■ **Task description**
Count the lines below that contain "this". Give only the number.

■ **Information given**
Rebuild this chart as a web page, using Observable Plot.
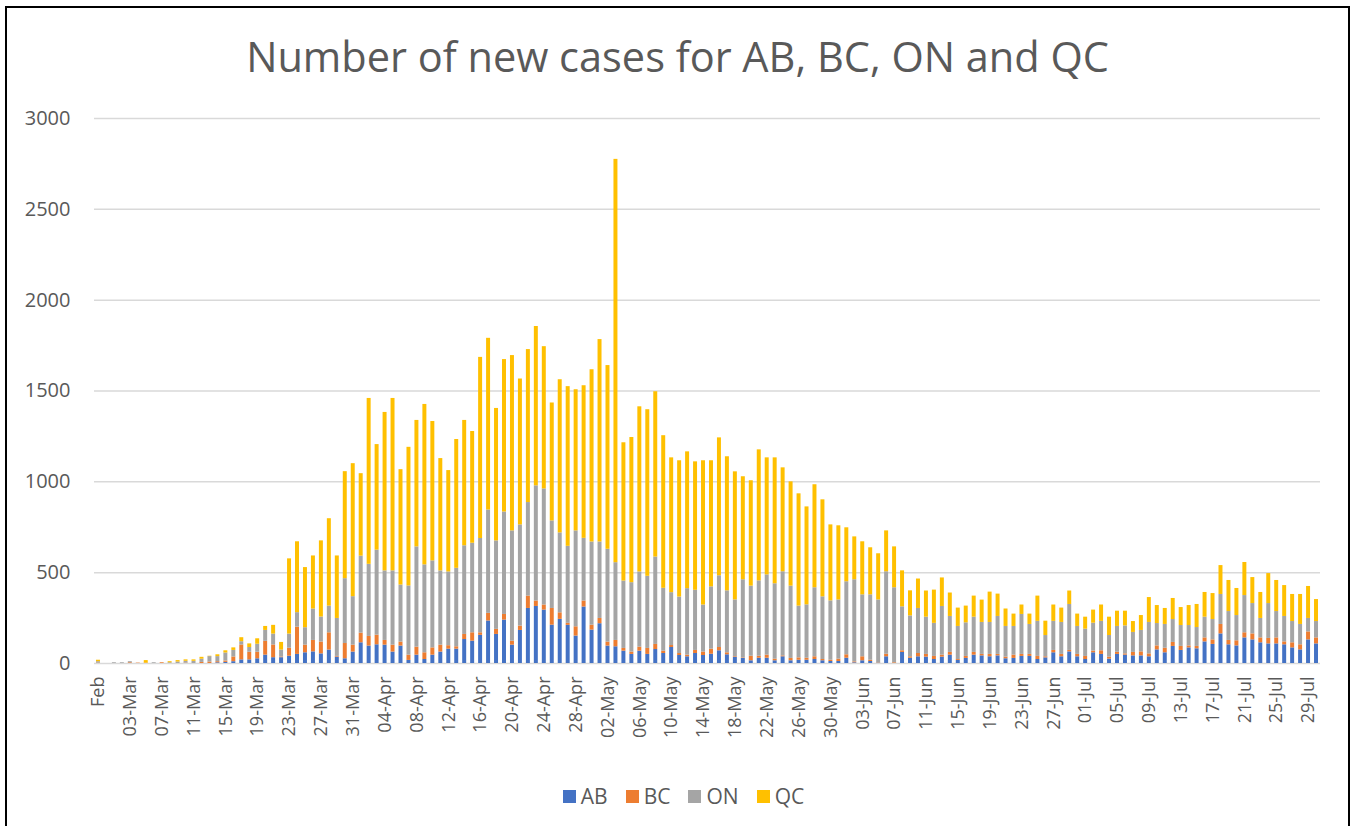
<!DOCTYPE html>
<html><head><meta charset="utf-8">
<script src="https://cdn.jsdelivr.net/npm/d3@7"></script>
<script src="https://cdn.jsdelivr.net/npm/@observablehq/plot@0.6"></script>
<style>
html,body{margin:0;padding:0;background:#fff;}
body{width:1351px;height:826px;overflow:hidden;position:relative;font-family:"Open Sans",sans-serif;}
#frame{position:absolute;left:5px;top:6px;width:1341px;height:830px;border:2px solid #000;background:#fff;}
#title{height:92px;box-sizing:border-box;padding-top:20px;text-align:center;color:#595959;font-size:41.5px;line-height:56px;white-space:nowrap;}
#chart svg{display:block;}
#legend{height:76px;box-sizing:border-box;padding-top:16px;display:flex;justify-content:center;gap:18px;color:#595959;font-size:21px;line-height:24px;padding-left:12px;}
.item{display:flex;align-items:center;gap:5px;}
.sw{width:13px;height:13px;display:inline-block;}
</style>
</head><body>
<div id="frame">
  <div id="title">Number of new cases for AB, BC, ON and QC</div>
  <div id="chart"></div>
  <div id="legend"></div>
</div>
<script>
const seriesNames = ["AB", "BC", "ON", "QC"];
const seriesColors = ["#4472C4", "#ED7D31", "#A5A5A5", "#FFC000"];

const AB = [
0,0,0,0,0,0,0,0,0,0,
0,0,0,0,0,4,6,10,20,20,
26,46,32,32,40,50,59,64,53,74,
35,26,63,114,96,103,101,63,96,17,
46,22,46,63,79,79,132,123,155,234,
160,239,101,182,303,314,294,211,243,210,
151,311,184,219,96,92,68,50,68,50,
77,55,88,44,37,55,44,51,70,48,
33,28,15,29,29,15,37,15,18,18,
22,15,11,11,29,4,15,11,2,37,
0,61,29,37,35,22,35,46,17,28,
46,42,37,42,26,28,39,39,22,31,
59,37,64,37,22,59,50,24,50,46,
42,42,37,75,59,94,72,86,81,119,
105,163,103,97,141,130,114,108,108,103,
86,75,130,108];

const BC = [
2,0,0,0,4,2,2,0,4,0,
0,2,0,6,8,6,8,26,82,42,
36,76,70,4,44,150,42,63,65,95,
4,84,38,53,53,53,26,38,22,29,
44,37,40,38,19,13,28,46,14,42,
28,31,22,24,68,30,28,92,36,11,
51,33,27,29,22,35,15,13,22,33,
28,13,11,11,9,17,19,28,18,11,
4,3,25,11,17,9,5,13,13,11,
15,7,7,13,19,5,22,7,2,14,
4,9,8,18,15,17,11,15,5,11,
15,8,13,8,9,18,11,11,17,6,
13,13,8,13,17,9,20,11,12,7,
19,22,16,22,25,22,22,11,13,22,
25,52,24,28,28,33,27,30,33,16,
28,28,44,33];

const ON = [
8,0,4,4,6,0,0,4,0,4,
8,10,12,18,30,28,44,36,18,26,
44,60,60,38,78,80,96,173,138,147,
209,357,267,424,397,468,383,409,314,381,
552,484,479,409,406,432,488,493,519,569,
487,564,607,557,515,634,639,482,440,424,
528,345,458,421,511,428,371,382,414,397,
481,346,291,311,366,331,259,343,395,341,
313,430,386,415,442,415,463,398,285,294,
380,345,327,326,402,452,341,360,346,454,
413,242,225,248,205,182,268,198,182,185,
194,176,176,209,169,158,220,165,193,117,
160,176,253,154,150,154,162,119,142,154,
110,118,173,123,131,126,115,112,104,114,
112,165,159,139,205,167,107,192,145,140,
117,112,74,90];

const QC = [
8,0,0,0,0,0,14,0,0,6,
8,8,8,10,2,10,12,14,22,20,
30,22,48,42,414,390,331,292,419,481,
344,589,732,454,913,581,872,949,635,763,
696,883,767,618,558,709,690,615,997,945,
729,839,965,803,842,877,783,649,843,879,
777,840,948,1114,1011,2220,761,799,909,917,
910,840,742,750,753,707,794,694,759,738,
705,567,580,721,644,693,572,574,618,539,
567,534,418,408,297,236,292,259,254,225,
225,198,138,162,144,183,157,129,101,92,
116,123,167,123,96,68,52,57,139,79,
90,79,74,68,66,72,90,101,84,81,
60,82,137,99,88,116,99,110,127,136,
143,159,171,149,182,143,143,165,171,170,
149,165,176,121];

const tickLabels = ["Feb","03-Mar","07-Mar","11-Mar","15-Mar","19-Mar","23-Mar","27-Mar","31-Mar",
"04-Apr","08-Apr","12-Apr","16-Apr","20-Apr","24-Apr","28-Apr","02-May","06-May","10-May",
"14-May","18-May","22-May","26-May","30-May","03-Jun","07-Jun","11-Jun","15-Jun","19-Jun",
"23-Jun","27-Jun","01-Jul","05-Jul","09-Jul","13-Jul","17-Jul","21-Jul","25-Jul","29-Jul"];

const yTicks = [0, 500, 1000, 1500, 2000, 2500, 3000];

// categories: one per day, 28-Feb-2020 .. 30-Jul-2020
const days = d3.utcDay.range(new Date(Date.UTC(2020, 1, 28)), new Date(Date.UTC(2020, 6, 31)));
const fmt = d3.utcFormat("%d-%b");
const dateKeys = days.map(fmt);

const seriesData = {AB, BC, ON, QC};
const rows = [];
dateKeys.forEach((d, i) => {
  seriesNames.forEach(s => rows.push({date: d, series: s, value: seriesData[s][i]}));
});

const tickKeys = tickLabels.map((_, k) => dateKeys[k * 4]);
const tickMap = new Map(tickKeys.map((k, j) => [k, tickLabels[j]]));

const chart = Plot.plot({
  width: 1341,
  height: 650,
  marginTop: 18,
  marginBottom: 87,
  marginLeft: 87,
  marginRight: 28,
  style: {fontFamily: "'Open Sans', sans-serif", color: "#595959", background: "transparent"},
  x: {type: "band", domain: dateKeys, paddingInner: 0.5, paddingOuter: 0.25, align: 0.5, label: null},
  y: {domain: [0, 3000], label: null},
  color: {domain: seriesNames, range: seriesColors},
  marks: [
    Plot.gridY(yTicks, {stroke: "#D9D9D9", strokeOpacity: 1, strokeWidth: 1.5}),
    Plot.barY(rows, {x: "date", y: "value", fill: "series", order: seriesNames}),
    Plot.axisY({ticks: yTicks, tickFormat: d => String(d), tickSize: 0, tickPadding: 24, fontSize: 20, label: null}),
    Plot.axisX({ticks: tickKeys, tickFormat: d => tickMap.get(d), tickRotate: -90, tickSize: 0, tickPadding: 13, fontSize: 18, label: null})
  ]
});
document.getElementById("chart").appendChild(chart);

const legend = document.getElementById("legend");
seriesNames.forEach((s, i) => {
  const item = document.createElement("div");
  item.className = "item";
  const sw = document.createElement("span");
  sw.className = "sw";
  sw.style.background = seriesColors[i];
  const t = document.createElement("span");
  t.textContent = s;
  item.appendChild(sw);
  item.appendChild(t);
  legend.appendChild(item);
});
</script>
</body></html>
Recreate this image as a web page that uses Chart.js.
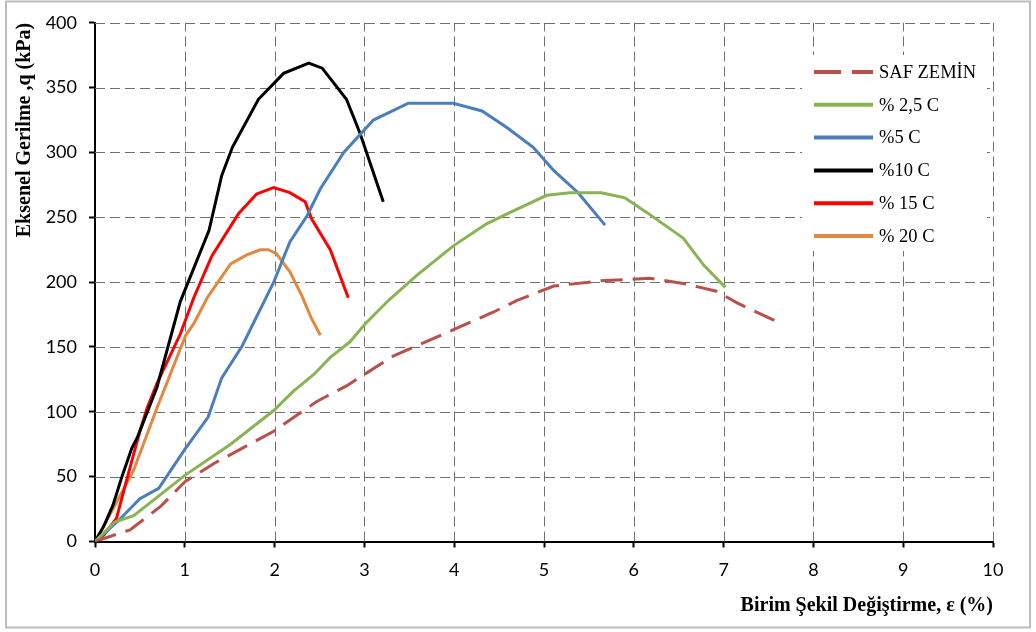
<!DOCTYPE html>
<html>
<head>
<meta charset="utf-8">
<script src="https://cdn.jsdelivr.net/npm/chart.js@4.4.1/dist/chart.umd.min.js"></script>
<style>
html, body { margin: 0; padding: 0; background: #fff; }
#grafik { display: block; }
</style>
</head>
<body>
<canvas id="grafik" width="1036" height="632"></canvas>
<script>
// Seri adlari ve renkleri
const seriAdlari = ['SAF ZEMİN', '% 2,5 C', '%5 C', '%10 C', '% 15 C', '% 20 C'];
const renkler = ['#B8504C', '#8AB356', '#4C7EBB', '#000000', '#FF0000', '#E3893F'];

// Birim sekil degistirme (%) ve eksenel gerilme (kPa) degerleri
const safX = [0, 0.39, 0.73, 1.0, 1.32, 1.99, 2.47, 2.8, 3.32, 3.98, 4.44, 4.7, 5.11, 5.63, 6.18, 6.55, 6.92, 7.15, 7.58];
const safY = [0, 9, 27, 46, 60, 85, 108, 120, 143, 163, 177, 186, 197, 201, 203, 199, 193, 184, 170];

const c25X = [0, 0.22, 0.43, 0.69, 1.0, 1.51, 1.99, 2.21, 2.44, 2.62, 2.84, 3.01, 3.27, 3.58, 3.99, 4.36, 4.6, 5.03, 5.29, 5.64, 5.9, 6.14, 6.55, 6.78, 7.02];
const c25Y = [0, 15, 20, 34, 51, 75, 101, 116, 129, 142, 154, 168, 186, 205, 228, 245, 253, 267, 269, 269, 265, 254, 234, 213, 196];

const c5X = [0, 0.26, 0.5, 0.71, 1.0, 1.26, 1.41, 1.64, 1.99, 2.17, 2.36, 2.51, 2.77, 3.1, 3.49, 3.99, 4.31, 4.59, 4.88, 5.11, 5.38, 5.68];
const c5Y = [0, 16, 33, 41, 71, 96, 126, 151, 200, 231, 251, 272, 300, 325, 338, 338, 332, 319, 304, 286, 269, 244];

const c10X = [0, 0.1, 0.2, 0.3, 0.41, 0.47, 0.69, 0.95, 1.27, 1.41, 1.53, 1.82, 2.1, 2.38, 2.53, 2.8, 2.95, 3.21];
const c10Y = [0, 12, 28, 50, 72, 80, 119, 185, 240, 282, 304, 341, 361, 369, 365, 341, 315, 262];

const c15X = [0, 0.1, 0.24, 0.37, 0.5, 0.58, 0.69, 0.95, 1.1, 1.3, 1.6, 1.8, 1.99, 2.17, 2.34, 2.41, 2.62, 2.82];
const c15Y = [0, 5, 18, 52, 85, 103, 122, 160, 188, 220, 253, 268, 273, 269, 262, 249, 225, 188];

const c20X = [0, 0.2, 0.43, 0.69, 1.01, 1.1, 1.25, 1.51, 1.69, 1.84, 1.93, 2.02, 2.17, 2.3, 2.41, 2.51];
const c20Y = [0, 25, 55, 103, 159, 168, 188, 214, 221, 225, 225, 222, 208, 190, 172, 159];

const seriX = [safX, c25X, c5X, c10X, c15X, c20X];
const seriY = [safY, c25Y, c5Y, c10Y, c15Y, c20Y];

function noktalar(xs, ys) {
    return xs.map(function (x, i) { return { x: x, y: ys[i] }; });
}

var veriSetleri = seriAdlari.map(function (ad, i) {
    return {
        label: ad,
        data: noktalar(seriX[i], seriY[i]),
        borderColor: renkler[i],
        backgroundColor: renkler[i],
        borderWidth: 3,
        borderDash: i === 0 ? [22, 10] : [],
        pointRadius: 0,
        tension: 0,
        fill: false
    };
});

// Cerceve ve beyaz zemin
const cercevePlugin = {
    id: 'cerceve',
    beforeDraw: function (chart) {
        const c = chart.ctx;
        c.save();
        c.fillStyle = '#fff';
        c.fillRect(0, 0, chart.width, chart.height);
        c.strokeStyle = '#BDBDBD';
        c.lineWidth = 2;
        c.strokeRect(6, 1.5, 1024, 626);
        c.restore();
    }
};

// Kesikli izgara cizgileri
const izgaraPlugin = {
    id: 'izgara',
    beforeDatasetsDraw: function (chart) {
        const c = chart.ctx;
        const a = chart.chartArea;
        const sx = chart.scales.x, sy = chart.scales.y;
        c.save();
        c.strokeStyle = '#707070';
        c.lineWidth = 1;
        c.setLineDash([10, 5]);
        sx.ticks.forEach(function (t) {
            if (t.value === 0) return;
            const px = Math.round(sx.getPixelForValue(t.value)) + 0.5;
            c.beginPath();
            c.moveTo(px, a.bottom);
            c.lineTo(px, a.top);
            c.stroke();
        });
        sy.ticks.forEach(function (t) {
            if (t.value === 0) return;
            const py = Math.round(sy.getPixelForValue(t.value)) + 0.5;
            c.beginPath();
            c.moveTo(a.left, py);
            c.lineTo(a.right, py);
            c.stroke();
        });
        c.restore();
    }
};

// Grafik icindeki lejant
const lejantPlugin = {
    id: 'lejant',
    afterDraw: function (chart) {
        const c = chart.ctx;
        const x0 = 802, y0 = 55, w = 185, h = 196;
        c.save();
        c.fillStyle = '#fff';
        c.fillRect(x0, y0, w, h);
        chart.data.datasets.forEach(function (ds, i) {
            const y = 72 + i * 32.8;
            c.beginPath();
            c.strokeStyle = ds.borderColor;
            c.lineWidth = 4;
            c.setLineDash(ds.borderDash.length ? [27, 11] : []);
            c.moveTo(814, y);
            c.lineTo(873, y);
            c.stroke();
            c.setLineDash([]);
            c.fillStyle = '#000';
            c.font = '18.5px "Liberation Serif"';
            c.textBaseline = 'middle';
            c.textAlign = 'left';
            c.fillText(ds.label, 879, y + 1);
        });
        c.restore();
    }
};

const ctx = document.getElementById('grafik').getContext('2d');

var grafik = new Chart(ctx, {
    type: 'line',
    data: { datasets: veriSetleri },
    options: {
        responsive: false,
        animation: false,
        layout: { padding: { left: 5, right: 43, top: 19.5, bottom: 10.5 } },
        plugins: {
            legend: { display: false },
            tooltip: { enabled: false }
        },
        scales: {
            x: {
                type: 'linear',
                min: 0,
                max: 10,
                ticks: {
                    stepSize: 1,
                    color: '#000',
                    padding: 12,
                    font: { family: 'Lato', size: 18 }
                },
                grid: {
                    drawOnChartArea: false,
                    tickLength: 6,
                    tickColor: '#000',
                    tickWidth: 2
                },
                border: { color: '#000', width: 2 },
                title: {
                    display: true,
                    text: 'Birim Şekil Değiştirme, ε (%)',
                    align: 'end',
                    color: '#000',
                    font: { family: 'Liberation Serif', size: 20, weight: 'bold' },
                    padding: { top: 0, bottom: 4 }
                },
                afterFit: function (s) { s.height = 80; }
            },
            y: {
                min: 0,
                max: 400,
                ticks: {
                    stepSize: 50,
                    color: '#000',
                    padding: 12,
                    font: { family: 'Lato', size: 18 }
                },
                grid: {
                    drawOnChartArea: false,
                    tickLength: 6,
                    tickColor: '#000',
                    tickWidth: 2
                },
                border: { color: '#000', width: 2 },
                title: {
                    display: true,
                    text: 'Eksenel Gerilme ,q (kPa)',
                    align: 'end',
                    color: '#000',
                    font: { family: 'Liberation Serif', size: 20, weight: 'bold' },
                    padding: { top: 8, bottom: 0 }
                },
                afterFit: function (s) { s.width = 90; }
            }
        }
    },
    plugins: [cercevePlugin, izgaraPlugin, lejantPlugin]
});
</script>
</body>
</html>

■ **Answer**
2